Because when you think about it, surviving another year on this particular rock is a pretty remarkable thing.
So if you have a birthday coming up this month, consider this your small-town permission slip to celebrate it however you want.
Eat the cake.
Ignore the cake.
Take the day off.
Work straight through it.
But take at least a moment to notice the quiet miracle of time doing its steady work.
Chocolate Mayonnaise Cake (don’t knock it til you try it)
INGREDIENTS:
For the Cake:
- Nonstick cooking spray
- 2 ½ c all-purpose flour, plus more for dusting
- ¾ c unsweetened natural cocoa powder
- 1 ¼ c granulated sugar
- 2 t baking powder
- 1 t baking soda
- ¼ t Diamond Crystal kosher salt; for table salt, use half as much by volume
- 1 ¼ c strong black coffee, at about 170°F
- 1 ¼ c mayonnaise
- 1 t vanilla extract
For the Frosting:
- 14 T unsalted butter, softened
- ½ c cocoa powder, sifted
- 3 ¾ c confectioners' sugar, sifted
- 2 T whole milk
- 1 t vanilla extract
DIRECTIONS:
- Heat oven to 350°F . Grease a 9×13-inch pan with nonstick spray, then lightly dust with flour.
- In a large bowl, sift flour and cocoa powder. Add sugar, baking powder, baking soda, and salt and whisk to combine.

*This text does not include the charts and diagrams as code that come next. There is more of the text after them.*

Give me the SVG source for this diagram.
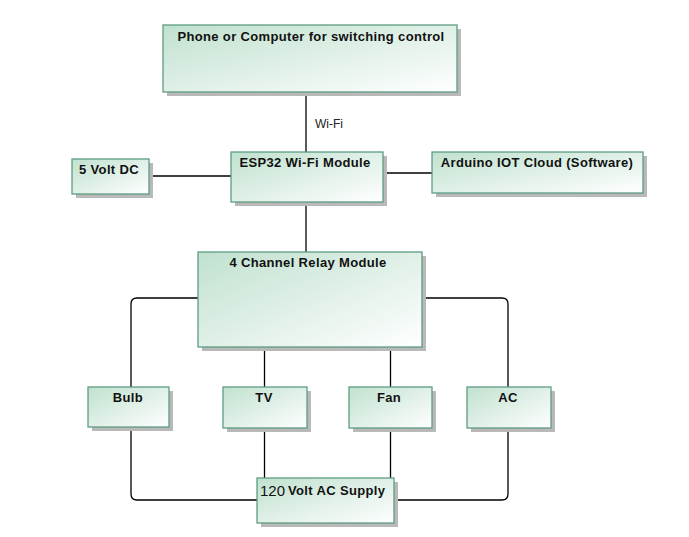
<svg xmlns="http://www.w3.org/2000/svg" width="689" height="537" viewBox="0 0 689 537">
<defs>
<linearGradient id="g" x1="0" y1="0" x2="1" y2="1">
<stop offset="0" stop-color="#c0e1cf"/>
<stop offset="1" stop-color="#ffffff"/>
</linearGradient>
<style>
.sh{fill:#b9b9b9}
.bx{fill:url(#g);stroke:#5e9c82;stroke-width:1.3}
.t{font-family:"Liberation Sans",Arial,sans-serif;font-weight:bold;font-size:13px;letter-spacing:0.35px;fill:#111;text-anchor:middle}
.c{fill:none;stroke:#000;stroke-width:1.3}
.lbl{font-family:"Liberation Sans",Arial,sans-serif;font-size:12px;fill:#222}
</style>
</defs>
<rect width="689" height="537" fill="#fff"/>
<g id="connectors">
<line class="c" x1="306" y1="92" x2="306" y2="152"/>
<text class="lbl" x="315" y="128">Wi-Fi</text>
<line class="c" x1="149" y1="176" x2="231" y2="176"/>
<line class="c" x1="383" y1="173" x2="432" y2="173"/>
<line class="c" x1="306" y1="202" x2="306" y2="252"/>
<path class="c" d="M198 298 H137 Q131 298 131 304 V387"/>
<path class="c" d="M422 298 H502 Q508 298 508 304 V387"/>
<line class="c" x1="264.5" y1="347" x2="264.5" y2="387"/>
<line class="c" x1="390.5" y1="347" x2="390.5" y2="387"/>
<path class="c" d="M131 427 V494 Q131 500 137 500 H257"/>
<path class="c" d="M508 428 V494 Q508 500 502 500 H394"/>
<line class="c" x1="264.5" y1="428" x2="264.5" y2="478"/>
<line class="c" x1="390.5" y1="428" x2="390.5" y2="478"/>
</g>
<g id="phone">
<rect class="sh" x="167" y="29" width="294" height="67"/>
<rect class="bx" x="163" y="25" width="294" height="67"/>
<text class="t" x="311" y="41">Phone or Computer for switching control</text>
</g>
<g id="dc5">
<rect class="sh" x="76" y="163" width="77" height="35"/>
<rect class="bx" x="72" y="159" width="77" height="35"/>
<text class="t" x="109" y="174">5 Volt DC</text>
</g>
<g id="esp32">
<rect class="sh" x="235" y="156" width="152" height="50"/>
<rect class="bx" x="231" y="152" width="152" height="50"/>
<text class="t" x="305" y="167">ESP32 Wi-Fi Module</text>
</g>
<g id="arduino">
<rect class="sh" x="436" y="156" width="211" height="41"/>
<rect class="bx" x="432" y="152" width="211" height="41"/>
<text class="t" x="537" y="167">Arduino IOT Cloud (Software)</text>
</g>
<g id="relay">
<rect class="sh" x="202" y="256" width="224" height="95"/>
<rect class="bx" x="198" y="252" width="224" height="95"/>
<text class="t" x="308" y="267">4 Channel Relay Module</text>
</g>
<g id="bulb">
<rect class="sh" x="92" y="391" width="81" height="40"/>
<rect class="bx" x="88" y="387" width="81" height="40"/>
<text class="t" x="128" y="402">Bulb</text>
</g>
<g id="tv">
<rect class="sh" x="227" y="391" width="84" height="41"/>
<rect class="bx" x="223" y="387" width="84" height="41"/>
<text class="t" x="264" y="402">TV</text>
</g>
<g id="fan">
<rect class="sh" x="353" y="391" width="83" height="41"/>
<rect class="bx" x="349" y="387" width="83" height="41"/>
<text class="t" x="389" y="402">Fan</text>
</g>
<g id="ac">
<rect class="sh" x="471" y="391" width="84" height="41"/>
<rect class="bx" x="467" y="387" width="84" height="41"/>
<text class="t" x="508" y="402">AC</text>
</g>
<g id="supply">
<rect class="sh" x="261" y="482" width="137" height="45"/>
<rect class="bx" x="257" y="478" width="137" height="45"/>
<text x="260" y="496" style="font-family:'Liberation Sans',Arial,sans-serif;font-size:15px;fill:#111">120</text>
<text class="t" x="288" y="495" style="text-anchor:start">Volt AC Supply</text>
</g>
</svg>
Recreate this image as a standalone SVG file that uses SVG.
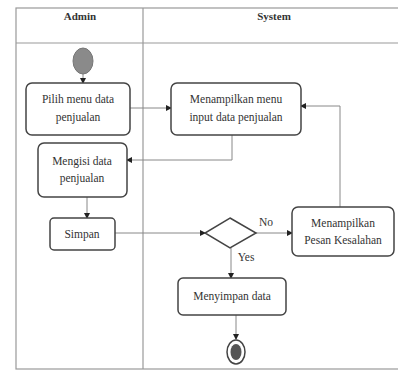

- In another bowl, whisk coffee, mayonnaise, and vanilla until smooth and foamy, about 20 seconds.
- Add the dry ingredients and whisk until just combined and no dry spots remain, about 30 seconds. The batter may be slightly lumpy. Do not overmix. Pour batter into the prepared pan and smooth the top.
- Bake 35–38 minutes, until a tester inserted in the center comes out clean and the cake pulls slightly from the sides. Cool completely in the pan on a wire rack, 1½–2 hours.
- Make the frosting: Beat butter on medium-high until creamy, about 30 seconds. Add powdered sugar, cocoa powder, milk, and vanilla. Mix on low until combined. Increase speed to medium-high and beat until smooth and fluffy, about 3 minutes.
- Spread frosting over the cooled cake. Slice and serve.